When to use TIG Welding

  • If the look of the finished weld is important to you, then using a TIG welder is the way to go. Using metal welding rods will leave a much nicer, cleaner looking weld than using a feeding wire which has filler. The feeding wires tend to make more of a mess than using rods for welding. If cleaning up the welds is something you would have to spend time on afterwards, then definitely do yourself a favor and TIG weld. 
  • TIG welding can be performed using less power, which means you can weld thinner pieces of metal more accurately than MIG welding. Therefore, welding thinner, more expensive quality metals would be an option using a TIG welding process as the metals shouldn’t be damaged. 
  • If you have a steady hand, you might choose to TIG weld as this method leaves you with a much nicer and cleaner welded bead. If you are going to stress out over the way your weld looks, then choosing TIG over MIG is for you.

Another consideration is the electrical conductivity of the metal you are attempting to weld. Metal that is electrically resistant heats up quicker which makes these metals better for TIG welding. If the metal takes longer to heat up, then MIG might be the way to go. 

TIG vs MIG Welding Strength [which is strongest]

With MIG welding, you are essentially heating up the welder and feeder wire and as it does this, you apply the heated wire to the join. This then joins the metals together, forming said weld. 

With TIG welding, you have to heat both metals and the welding rod you want to weld together enough so that the rod starts to melt and fuse to the very hot metals. 

I should also mention that MIG welded metals cool down much quicker than TIG, as the metals don’t need to be heated up as much as when welding with TIG. 

This all means that a TIG weld will give you a much stronger weld. This is the way to go for commercial and industrial applications. The hobby welder, working in their garage creating pieces to sell or fixing the odd thing, is just fine going with MIG, as we have already eluded to in a previous section. 

Which is Easier TIG or MIG Welding?

Still not clear on what method would be easier? Let’s touch on it again. It depends on your skill level, comfort and confidence working in the trades. Also, it can depend on what you plan on welding. How much or how big is the welding job? Is it for hobby purposes or are you welding pipe on the worksite etc.

Of course, there will always be exceptions to the rule, however. Here is my take on what is easier. 

MIG welding is easier to hold the torch and start joining metals together. The problem I see with MIG welding is that you can’t always see the weld as it is happening. If that doesn’t matter to you and you just need to join metals together as quickly and easily as possible, then MIG is the way to go. 

TIG welding isn’t really that hard, technically speaking. It just takes a bit longer than MIG to get the weld started and you can’t weld as fast. With TIG, you can adjust the power required to weld thinner metals, if needed. Using this method allows you to be able to watch the weld location as you work. You can easily see how you are progressing. If that is important you, and long welds aren’t a factor then maybe TIG is the way to go for you. 

TIG is definitely not easy as you need a steady hand to hold the torch in one hand and the rod in the other while welding the joint.
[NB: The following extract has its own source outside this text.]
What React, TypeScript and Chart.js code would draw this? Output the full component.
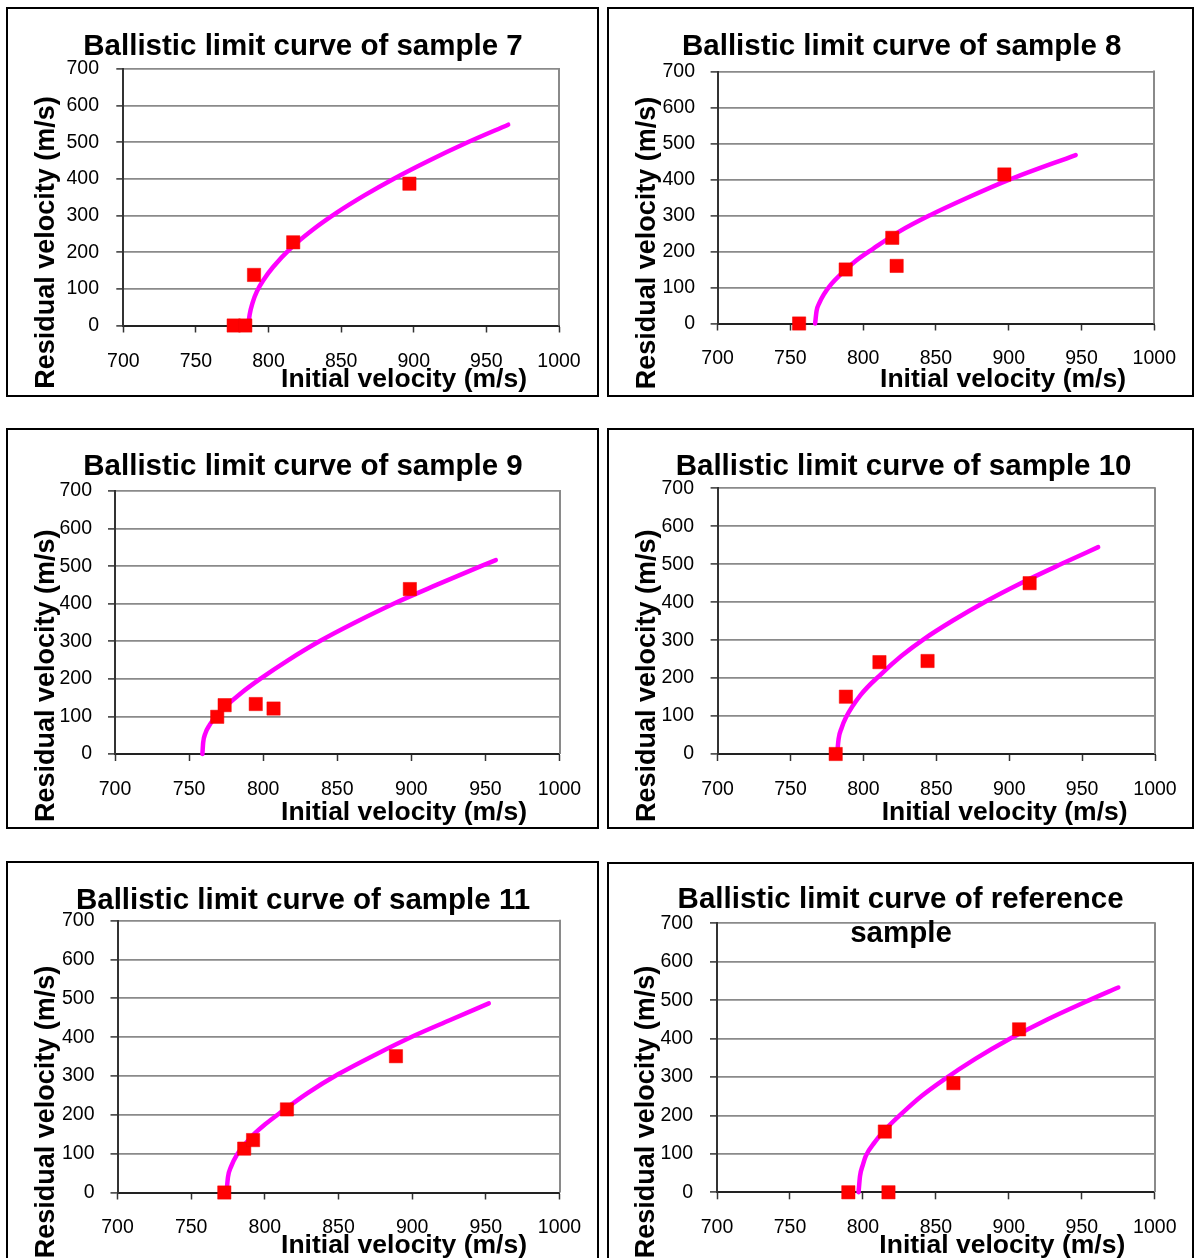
import React, { useEffect, useRef } from "react";
import { Chart, registerables } from "chart.js";

Chart.register(...registerables);

// ---------- DATA ----------
const xTickValues = [700, 750, 800, 850, 900, 950, 1000];
const yTickValues = [0, 100, 200, 300, 400, 500, 600, 700];
const xAxisTitle = "Initial velocity (m/s)";
const yAxisTitle = "Residual velocity (m/s)";

const title7 = ["Ballistic limit curve of sample 7"];
const s7Vi = [776, 784, 790, 817, 897];
const s7Vr = [0, 0, 138, 227, 387];
const s7CurveVi = [786, 787, 789, 792, 797, 803, 815, 830, 847, 866, 886, 910, 936, 965];
const s7CurveVr = [0, 30, 62, 93, 127, 159, 210, 260, 308, 355, 400, 449, 498, 548];

const title8 = ["Ballistic limit curve of sample 8"];
const s8Vi = [756, 788, 820, 823, 897];
const s8Vr = [0, 150, 238, 160, 414];
const s8CurveVi = [767, 768, 770, 773, 777, 785, 795, 807, 825, 846, 872, 900, 946];
const s8CurveVr = [0, 35, 58, 81, 104, 138, 174, 208, 256, 301, 350, 399, 468];

const title9 = ["Ballistic limit curve of sample 9"];
const s9Vi = [769, 774, 795, 807, 899];
const s9Vr = [99, 130, 133, 121, 439];
const s9CurveVi = [759, 759.5, 761, 764, 768, 775, 785, 798, 817, 838, 862, 888, 917, 947, 957];
const s9CurveVr = [0, 30, 55, 78, 100, 128, 162, 200, 250, 300, 350, 400, 450, 500, 516];

const title10 = ["Ballistic limit curve of sample 10"];
const s10Vi = [781, 788, 811, 844, 914];
const s10Vr = [0, 151, 242, 245, 450];
const s10CurveVi = [782, 783, 785, 788, 798, 812, 826, 842, 862, 883, 908, 936, 961];
const s10CurveVr = [0, 40, 68, 96, 155, 210, 258, 304, 353, 400, 450, 501, 545];

const title11 = ["Ballistic limit curve of sample 11"];
const s11Vi = [772.5, 786, 792, 815, 889];
const s11Vr = [0, 113, 135, 214, 351];
const s11CurveVi = [774, 775, 777, 781, 786, 792, 800, 811, 829, 850, 875, 902, 925, 952];
const s11CurveVr = [0, 40, 66, 97, 122, 148, 175, 207, 256, 305, 355, 405, 443, 487];

const titleRef = ["Ballistic limit curve of reference", "sample"];
const sRefVi = [790, 817.5, 815, 862, 907];
const sRefVr = [0, 0, 158, 284, 424];
const sRefCurveVi = [797, 798, 800, 802, 808, 815, 828, 840, 855, 877, 901, 926, 954, 975];
const sRefCurveVr = [0, 42, 72, 95, 130, 162, 210, 250, 292, 347, 400, 449, 498, 533];

// ---------- LAYOUT (page pixel coordinates) ----------
type Box = { x: number; y: number; w: number; h: number };
type Plot = { l: number; t: number; r: number; b: number };
type Pt = { x: number; y: number };
type Layout = {
  box: Box;
  plot: Plot;
  titlePos: Pt[];
  xTitle: Pt;
  yTitle: Pt;
  yLabelRight: number;
  xLabelCenter: number;
};

const layouts: Layout[] = [
  {
    box: { x: 6, y: 7, w: 593, h: 390 },
    plot: { l: 123.3, t: 69, r: 559, b: 325.5 },
    titlePos: [{ x: 303, y: 55 }],
    xTitle: { x: 404, y: 386.7 },
    yTitle: { x: 53.5, y: 242.5 },
    yLabelRight: 99,
    xLabelCenter: 362,
  },
  {
    box: { x: 607, y: 7, w: 587, h: 390 },
    plot: { l: 717.6, t: 71.5, r: 1154.3, b: 323.5 },
    titlePos: [{ x: 901.7, y: 55 }],
    xTitle: { x: 1003, y: 386.7 },
    yTitle: { x: 655, y: 243 },
    yLabelRight: 695,
    xLabelCenter: 359,
  },
  {
    box: { x: 6, y: 428, w: 593, h: 401 },
    plot: { l: 115, t: 491, r: 559.5, b: 754 },
    titlePos: [{ x: 303, y: 475 }],
    xTitle: { x: 404, y: 820 },
    yTitle: { x: 53.6, y: 675.8 },
    yLabelRight: 92,
    xLabelCenter: 790,
  },
  {
    box: { x: 607, y: 428, w: 587, h: 401 },
    plot: { l: 717.6, t: 488.3, r: 1158.6, b: 754 },
    titlePos: [{ x: 903.6, y: 475 }],
    xTitle: { x: 1004.6, y: 820 },
    yTitle: { x: 654.5, y: 675.8 },
    yLabelRight: 694,
    xLabelCenter: 790,
  },
  {
    box: { x: 6, y: 861, w: 593, h: 420 },
    plot: { l: 117.5, t: 920.7, r: 559.5, b: 1192.5 },
    titlePos: [{ x: 303, y: 909.3 }],
    xTitle: { x: 404, y: 1253.3 },
    yTitle: { x: 53.5, y: 1112 },
    yLabelRight: 94.5,
    xLabelCenter: 1228,
  },
  {
    box: { x: 607, y: 862, w: 587, h: 420 },
    plot: { l: 717, t: 923.3, r: 1154.8, b: 1192.3 },
    titlePos: [
      { x: 900.6, y: 908.3 },
      { x: 901, y: 941.7 },
    ],
    xTitle: { x: 1002.3, y: 1253.3 },
    yTitle: { x: 654, y: 1112 },
    yLabelRight: 693,
    xLabelCenter: 1228,
  },
];

type Series = {
  title: string[];
  vi: number[];
  vr: number[];
  cvi: number[];
  cvr: number[];
};

const series: Series[] = [
  { title: title7, vi: s7Vi, vr: s7Vr, cvi: s7CurveVi, cvr: s7CurveVr },
  { title: title8, vi: s8Vi, vr: s8Vr, cvi: s8CurveVi, cvr: s8CurveVr },
  { title: title9, vi: s9Vi, vr: s9Vr, cvi: s9CurveVi, cvr: s9CurveVr },
  { title: title10, vi: s10Vi, vr: s10Vr, cvi: s10CurveVi, cvr: s10CurveVr },
  { title: title11, vi: s11Vi, vr: s11Vr, cvi: s11CurveVi, cvr: s11CurveVr },
  { title: titleRef, vi: sRefVi, vr: sRefVr, cvi: sRefCurveVi, cvr: sRefCurveVr },
];

const FONT = '"Liberation Sans", Arial, Helvetica, sans-serif';
const TICK_SIZE = 19.5;
const TICK_LEN = 7;
const X_SCALE_H = 60;

const panelTextPlugin = {
  id: "panelText",
  afterDraw(chart: any, _args: any, opts: any) {
    const ctx: CanvasRenderingContext2D = chart.ctx;
    const { box, lines, xTitle, yTitle } = opts;
    ctx.save();
    ctx.fillStyle = "#000";
    ctx.textAlign = "center";
    ctx.textBaseline = "alphabetic";
    ctx.font = `bold 29.5px ${FONT}`;
    lines.forEach((l: any) => ctx.fillText(l.text, l.x - box.x, l.y - box.y));
    ctx.font = `bold 26.5px ${FONT}`;
    ctx.fillText(xAxisTitle, xTitle.x - box.x, xTitle.y - box.y);
    ctx.translate(yTitle.x - box.x, yTitle.y - box.y);
    ctx.rotate(-Math.PI / 2);
    ctx.font = `bold 27px ${FONT}`;
    ctx.fillText(yAxisTitle, 0, 0);
    ctx.restore();
  },
};

const rightBorderPlugin = {
  id: "rightBorder",
  beforeDatasetsDraw(chart: any) {
    const { ctx, chartArea } = chart;
    ctx.save();
    ctx.strokeStyle = "#8a8a8a";
    ctx.lineWidth = 2;
    ctx.beginPath();
    ctx.moveTo(Math.round(chartArea.right), chartArea.top - 1);
    ctx.lineTo(Math.round(chartArea.right), chartArea.bottom);
    ctx.stroke();
    ctx.restore();
  },
};

function Panel({ layout, data }: { layout: Layout; data: Series }) {
  const ref = useRef<HTMLCanvasElement | null>(null);
  const { box, plot } = layout;

  useEffect(() => {
    if (!ref.current) return;
    const yPad = plot.l - TICK_LEN - layout.yLabelRight;
    const xPad = layout.xLabelCenter - plot.b - TICK_LEN - (TICK_SIZE * 1.2) / 2;
    const yScaleW = plot.l - box.x;
    const padTop = plot.t - box.y;
    const padRight = box.x + box.w - plot.r;
    const padBottom = box.y + box.h - plot.b - X_SCALE_H;

    const markers = data.vi.map((v, i) => ({ x: v, y: data.vr[i] }));
    const curve = data.cvi.map((v, i) => ({ x: v, y: data.cvr[i] }));
    const lines = data.title.map((t, i) => ({
      text: t,
      x: layout.titlePos[i].x,
      y: layout.titlePos[i].y,
    }));

    const chart = new Chart(ref.current, {
      type: "scatter",
      data: {
        datasets: [
          {
            data: markers,
            pointStyle: "rect",
            pointRadius: 9.4,
            pointHoverRadius: 9.4,
            pointBackgroundColor: "#ff0000",
            pointBorderColor: "#f00000",
            pointBorderWidth: 0.5,
            showLine: false,
            clip: false,
            order: 0,
          } as any,
          {
            data: curve,
            showLine: true,
            borderColor: "#ff00ff",
            borderWidth: 4.5,
            pointRadius: 0,
            pointHoverRadius: 0,
            cubicInterpolationMode: "monotone",
            fill: false,
            clip: false,
            borderCapStyle: "round",
            borderJoinStyle: "round",
            order: 1,
          } as any,
        ],
      },
      options: {
        responsive: false,
        animation: false,
        devicePixelRatio: 1,
        events: [],
        layout: {
          padding: { left: 0, top: padTop, right: padRight, bottom: padBottom },
        },
        plugins: {
          legend: { display: false },
          tooltip: { enabled: false },
          title: { display: false },
          panelText: { box, lines, xTitle: layout.xTitle, yTitle: layout.yTitle },
        } as any,
        scales: {
          x: {
            type: "linear",
            min: 700,
            max: 1000,
            afterBuildTicks: (s: any) => {
              s.ticks = xTickValues.map((v) => ({ value: v }));
            },
            afterFit: (s: any) => {
              s.height = X_SCALE_H;
            },
            ticks: {
              font: { family: FONT, size: TICK_SIZE, lineHeight: 1.2 },
              color: "#000",
              padding: xPad,
              maxRotation: 0,
              minRotation: 0,
              autoSkip: false,
              callback: (v: any) => String(v),
            },
            grid: {
              drawOnChartArea: false,
              drawTicks: true,
              tickLength: TICK_LEN,
              tickColor: "#333",
              tickWidth: 1.5,
            },
            border: { display: true, color: "#222", width: 2 },
          },
          y: {
            type: "linear",
            min: 0,
            max: 700,
            afterBuildTicks: (s: any) => {
              s.ticks = yTickValues.map((v) => ({ value: v }));
            },
            afterFit: (s: any) => {
              s.width = yScaleW;
            },
            ticks: {
              font: { family: FONT, size: TICK_SIZE, lineHeight: 1.2 },
              color: "#000",
              padding: yPad,
              callback: (v: any) => String(v),
            },
            grid: {
              color: (c: any) =>
                c.tick && c.tick.value === 0 ? "rgba(0,0,0,0)" : "#8a8a8a",
              lineWidth: 1.8,
              drawTicks: true,
              tickLength: TICK_LEN,
              tickColor: "#333",
              tickWidth: 1.5,
            },
            border: { display: true, color: "#333", width: 2 },
          },
        },
      },
      plugins: [rightBorderPlugin, panelTextPlugin],
    } as any);

    return () => chart.destroy();
  }, []);

  return (
    <>
      <canvas
        ref={ref}
        width={box.w}
        height={box.h}
        style={{
          position: "absolute",
          left: box.x,
          top: box.y,
          width: box.w,
          height: box.h,
        }}
      />
      <div
        style={{
          position: "absolute",
          left: box.x,
          top: box.y,
          width: box.w,
          height: box.h,
          border: "2px solid #000",
          boxSizing: "border-box",
          pointerEvents: "none",
        }}
      />
    </>
  );
}

export default function App() {
  return (
    <div
      style={{
        position: "absolute",
        left: 0,
        top: 0,
        width: 1195,
        height: 1258,
        overflow: "hidden",
        background: "#fff",
      }}
    >
      {layouts.map((l, i) => (
        <Panel key={i} layout={l} data={series[i]} />
      ))}
    </div>
  );
}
As you practice, the bead will look better and better over time. 

As far as which method is easier, I would say based on the information I have just provided and your needs, you can now determine on your own which will be easier for you. Personally speaking, I think MIG welding has a easier learning curve and if you just want to be able to weld and not care about anything else, then MIG is the way to go. 

Is TIG better than MIG?

When researching this article, I found the above question. I feel it is worth talking about briefly, even though, if you have read everything in this article so far, I feel you should already know the answer. 

Determining if TIG is better than MIG or vice versa solely depends upon the metal you are welding and the project you are trying to accomplish.

Difference between MIG and TIG Gloves

It is worth mentioning here that if you are selecting to weld via MIG or TIG, you should know that with each process comes a different type of safety glove. 

TIG gloves are thinner than MIG gloves. This is because when TIG welding, you require the ability to move fingers freely in order to better grasp the rod and locate where it needs to be on the metal. TIG gloves also fit tighter than MIG gloves. 

MIG gloves fit looser than TIG gloves. They have thicker padding on the back of the glove/hand. The extra padding helps protect the free hand, as it rests on the work bench. The looser gloves are great in case you need to shake the gloves off quickly from too much heat. MIG gloves are not great for maneuverability which is fine because there isn’t much finger movement when welding this way. 


In conclusion and to sum things up. The difference between MIG and TIG welding starts with the torch and material used to weld the metal with. 

A MIG welder will be an excellent option for a ‘newbie’ and someone welding in their garage. This option leaves a messier bead, however, it is so much easier to do than using a TIG welder. 

A TIG welder is better for someone who wants to be able to see the weld as they progress. TIG welding is better for thinner pieces of metal, as the power can be adjusted accordingly on the welder. 

Either option has its pros and cons and will get the job done. Knowing the key considerations listed above will enable you to make the right choice for a successful weld. Good luck!